Fundamentally, voters did not appear to be ready for Sanders’ progressive agenda — at least not at the expense of choosing a candidate viewed as better positioned to win the election. Mark Longabaugh, who served as a senior adviser in Sanders’ 2016 race, told TIME that in retrospect, he believed Sanders had benefited from an anti-Clinton vote more than the campaign had realized at the time.
“In ‘16, he burst upon the scene as sort of this new fresh, insurgent face, and people who were looking for an alternative to the establishment did not see him as this radical, you know, socialist,” says Longabaugh. “What’s happened to Bernie, unfortunately for him… is he’s become a more radicalized figure than he was in 2016.”
Born in Brooklyn, Sanders eventually wound up in Burlington, Vermont, where he was elected as mayor in 1981. He served in that position for four terms, and also served in the US House of Representatives for 16 years before being elected to his current position in the Senate in 2006. He is an Independent in Congress, despite running for President as a Democrat.

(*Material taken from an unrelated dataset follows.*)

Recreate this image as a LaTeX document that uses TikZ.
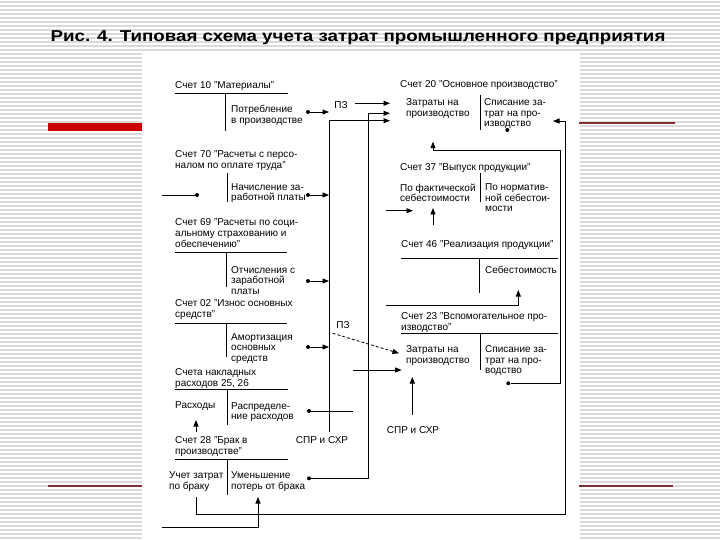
\documentclass[tikz,border=0pt]{standalone}
\usepackage{fontspec}
\setmainfont{Liberation Sans}
\usetikzlibrary{arrows.meta}
\definecolor{slidered}{HTML}{CC0000}
\definecolor{linered}{HTML}{803030}
\definecolor{stripegray}{HTML}{DADADA}
\begin{document}
\begin{tikzpicture}[x=1pt,y=-1pt,
 stripe/.style={line width=1.3pt,stripegray},
 body/.style={anchor=north west,inner sep=0pt,align=left,font=\fontsize{10}{10.5}\selectfont},
 head/.style={anchor=north west,inner sep=0pt,align=left,font=\fontsize{10}{11}\selectfont},
 one/.style={anchor=west,inner sep=0pt,font=\fontsize{10}{11}\selectfont},
 lbl/.style={inner sep=0pt,font=\fontsize{10}{11}\selectfont},
 ln/.style={line width=0.8pt},
 arr/.style={ln,-{Triangle[length=6.5pt,width=5pt]}},
 dotn/.style={circle,fill,inner sep=0pt,minimum size=4pt}]
\useasboundingbox (0,0) rectangle (720,540);
\fill[white] (0,0) rectangle (720,540);
% stripes
\foreach \y in {2,6,...,538} {\draw[stripe] (0,\y) -- (142,\y); \draw[stripe] (580,\y) -- (720,\y);}
\foreach \y in {2,6,...,50} {\draw[stripe] (142,\y) -- (580,\y);}
% red decorations
\fill[slidered] (48,123) rectangle (142,131);
\draw[linered,line width=1.2pt] (579,123) -- (675,123);
\draw[linered,line width=1.2pt] (48,486) -- (142,486);
\draw[linered,line width=1.2pt] (579,486) -- (673,486);
% title
\node (title) at (358,38) {\scalebox{1.25}[1.05]{\bfseries\fontsize{15}{18}\selectfont Рис. 4. Типовая схема учета затрат промышленного предприятия}};

% ---------- left column ----------
% Счет 10
\node[one] (h10) at (175,86) {Счет 10 "Материалы"};
\draw[ln] (175,93.3) -- (288,93.3);
\draw[ln] (225,93.3) -- (225,131);
\node[body] (c10) at (231,105.3) {Потребление\\в производстве};
\node[dotn] (d10) at (308,112) {};
\coordinate (b10) at (329,112);
\draw[arr] (d10) -- (b10);
% Счет 70
\node[head] (h70) at (175,150.3) {Счет 70 "Расчеты с персо-\\налом по оплате труда"};
\draw[ln] (227,173) -- (227,202);
\node[body] (c70) at (231,183.3) {Начисление за-\\работной платы};
\node[dotn] (d70) at (308,195) {};
\coordinate (b70) at (329,195);
\draw[arr] (d70) -- (b70);
\coordinate (in70) at (162,195);
\node[dotn] (e70) at (197,195) {};
\draw[ln] (in70) -- (e70);
% Счет 69
\node[head] (h69) at (175,218.3) {Счет 69 "Расчеты по соци-\\альному страхованию и\\обеспечению"};
\draw[ln] (175,252) -- (287,252);
\draw[ln] (226,252) -- (226,287);
\node[body] (c69) at (231,266) {Отчисления с\\заработной\\платы};
\node[dotn] (d69) at (308,281) {};
\coordinate (b69) at (329,281);
\draw[arr] (d69) -- (b69);
% Счет 02
\node[head] (h02) at (175,299.3) {Счет 02 "Износ основных\\средств"};
\draw[ln] (175,323.3) -- (287,323.3);
\draw[ln] (226,323.3) -- (226,357);
\node[body] (c02) at (231,333.3) {Амортизация\\основных\\средств};
\node[dotn] (d02) at (308,347) {};
\coordinate (b02) at (329,347);
\draw[arr] (d02) -- (b02);
% Счета 25, 26
\node[head] (h25) at (175,368.3) {Счета накладных\\расходов 25, 26};
\draw[ln] (175,389.3) -- (288,389.3);
\draw[ln] (227,389.3) -- (227,425);
\node[one] (a25) at (175,406.5) {Расходы};
\node[body] (c25) at (231,402) {Распределе-\\ние расходов};
\node[dotn] (d25) at (309,411) {};
\coordinate (e25) at (353,411);
\draw[ln] (d25) -- (e25);
\coordinate (s28) at (196,432);
\coordinate (t25) at (196,420);
\draw[arr] (s28) -- (t25);
% Счет 28
\node[head] (h28) at (175,436.3) {Счет 28 "Брак в\\производстве"};
\draw[ln] (175,459.3) -- (288,459.3);
\draw[ln] (227,459.3) -- (227,495);
\node[body] (a28) at (169,471.5) {Учет затрат\\по браку};
\node[body] (c28) at (231,471.5) {Уменьшение\\потерь от брака};
\node[dotn] (d28) at (309,478.3) {};
\coordinate (t28a) at (196,497);
\coordinate (t28b) at (258,497);
\coordinate (in28) at (162,527);
\draw[arr] (in28) -| (t28b);

% buses
\coordinate (busA) at (329,432);
\coordinate (t20c) at (390,120.7);
\draw[arr] (busA) |- (t20c);
\node[lbl] (spr1) at (322,440) {СПР и СХР};
\coordinate (t20b) at (390,113.3);
\draw[arr] (d28) -| (368,113.3) -- (t20b);
\node[lbl] (pz1) at (341,105) {ПЗ};
\coordinate (s20a) at (355,103.3);
\coordinate (t20a) at (390,103.3);
\draw[arr] (s20a) -- (t20a);

% ---------- right column ----------
% Счет 20
\node[one] (h20) at (400,85) {Счет 20 "Основное производство"};
\draw[ln] (480,95) -- (480,130);
\node[body] (a20) at (406,98.8) {Затраты на\\производство};
\node[body] (c20) at (484,98.5) {Списание за-\\трат на про-\\изводство};
\node[dotn] (d20) at (507.3,130) {};
\coordinate (t20d) at (433,141.7);
\coordinate (r20) at (553,121);
\draw[arr] (t28a) |- (565,514) |- (r20);
% Счет 37
\node[one] (h37) at (400,168.3) {Счет 37 "Выпуск продукции"};
\draw[ln] (480,173) -- (480,202);
\node[body] (a37) at (400,183.8) {По фактической\\себестоимости};
\node[body] (c37) at (485,183.8) {По норматив-\\ной себестои-\\мости};
\coordinate (s37a) at (386,210.7);
\coordinate (t37a) at (413,210.7);
\draw[arr] (s37a) -- (t37a);
\coordinate (s37b) at (433,225);
\coordinate (t37b) at (433,208);
\draw[arr] (s37b) -- (t37b);
% Счет 46
\node[one] (h46) at (401,245) {Счет 46 "Реализация продукции"};
\draw[ln] (401,258.3) -- (558,258.3);
\draw[ln] (479.3,258.3) -- (479.3,293);
\node[one] (c46) at (485,270) {Себестоимость};
\coordinate (s46) at (386,305);
\coordinate (t46) at (518.3,290);
\draw[arr] (s46) -| (t46);
% Счет 23
\node[head] (h23) at (401,312.2) {Счет 23 "Вспомогательное про-\\изводство"};
\draw[ln] (401,333.3) -- (558,333.3);
\draw[ln] (480,333.3) -- (480,370);
\node[body] (a23) at (406,345.5) {Затраты на\\производство};
\node[body] (c23) at (485,345.5) {Списание за-\\трат на про-\\водство};
\node[dotn] (d23) at (508.3,383.3) {};
\draw[arr] (d23) -| (560,150) -| (t20d);
\node[lbl] (pz2) at (343,325) {ПЗ};
\coordinate (s23a) at (332.7,333.3);
\coordinate (t23a) at (399,353.3);
\draw[arr,dash pattern=on 3pt off 2pt] (s23a) -- (t23a);
\coordinate (s23b) at (353,370);
\coordinate (t23b) at (401.7,370);
\draw[arr] (s23b) -- (t23b);
\coordinate (s23c) at (412.3,415);
\coordinate (t23c) at (412.3,377);
\draw[arr] (s23c) -- (t23c);
\node[lbl] (spr2) at (413,430) {СПР и СХР};
\end{tikzpicture}
\end{document}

In the rarified atmosphere of Capitol Hill, he’s known for wearing plain suits from Kohl’s and walking briskly, rarely pausing to rub elbows with his colleagues. “If you have your birthday, I’m not going to call you up to congratulate you so you’ll love me and you’ll write nice things about me,” Sanders famously told the New York Times editorial board.
He rarely talks about himself. And while, at the encouragement of advisers, he worked on incorporating more of his own story in his campaign this cycle, his emphasis that his bid for the presidency was about the voters, not him, was central to how he operated on the campaign trail; “Not me, us,” was his campaign slogan. At its core, his message gave voters permission to be angry at the circumstances that have kept them down.
Sanders’ decision to exit the race all but guarantees that Biden, whose campaign picked up momentum after he won decisively in South Carolina and swept up much of the South on Super Tuesday, will be the nominee.
By leaving the race, Sanders is allowing the Democratic party — the very establishment he has long railed against — to focus on defeating Trump. Grappling with the onslaught of the pandemic, there was even less of an appetite among Democrats for a long, drawn-out primary battle as they focus on the crisis at hand.
“It’s critical that everyone who voted in a primary so far votes for the Democratic nominee in November,” says Jared Leopold, an independent Democratic strategist who worked on Washington Gov. Jay Inslee’s presidential campaign. “Democrats can’t afford to allow any question about whether people are going to vote in November.”
Sanders will continue to influence this election, with progressives in the party looking to him for cues. He will be in a position to pressure Biden like he did Clinton, and — thanks in no small part to the massive grassroots fundraising machine he was able to build — he will be in a position to continue broadcasting his message.
It will just not be from the White House, as he had hoped.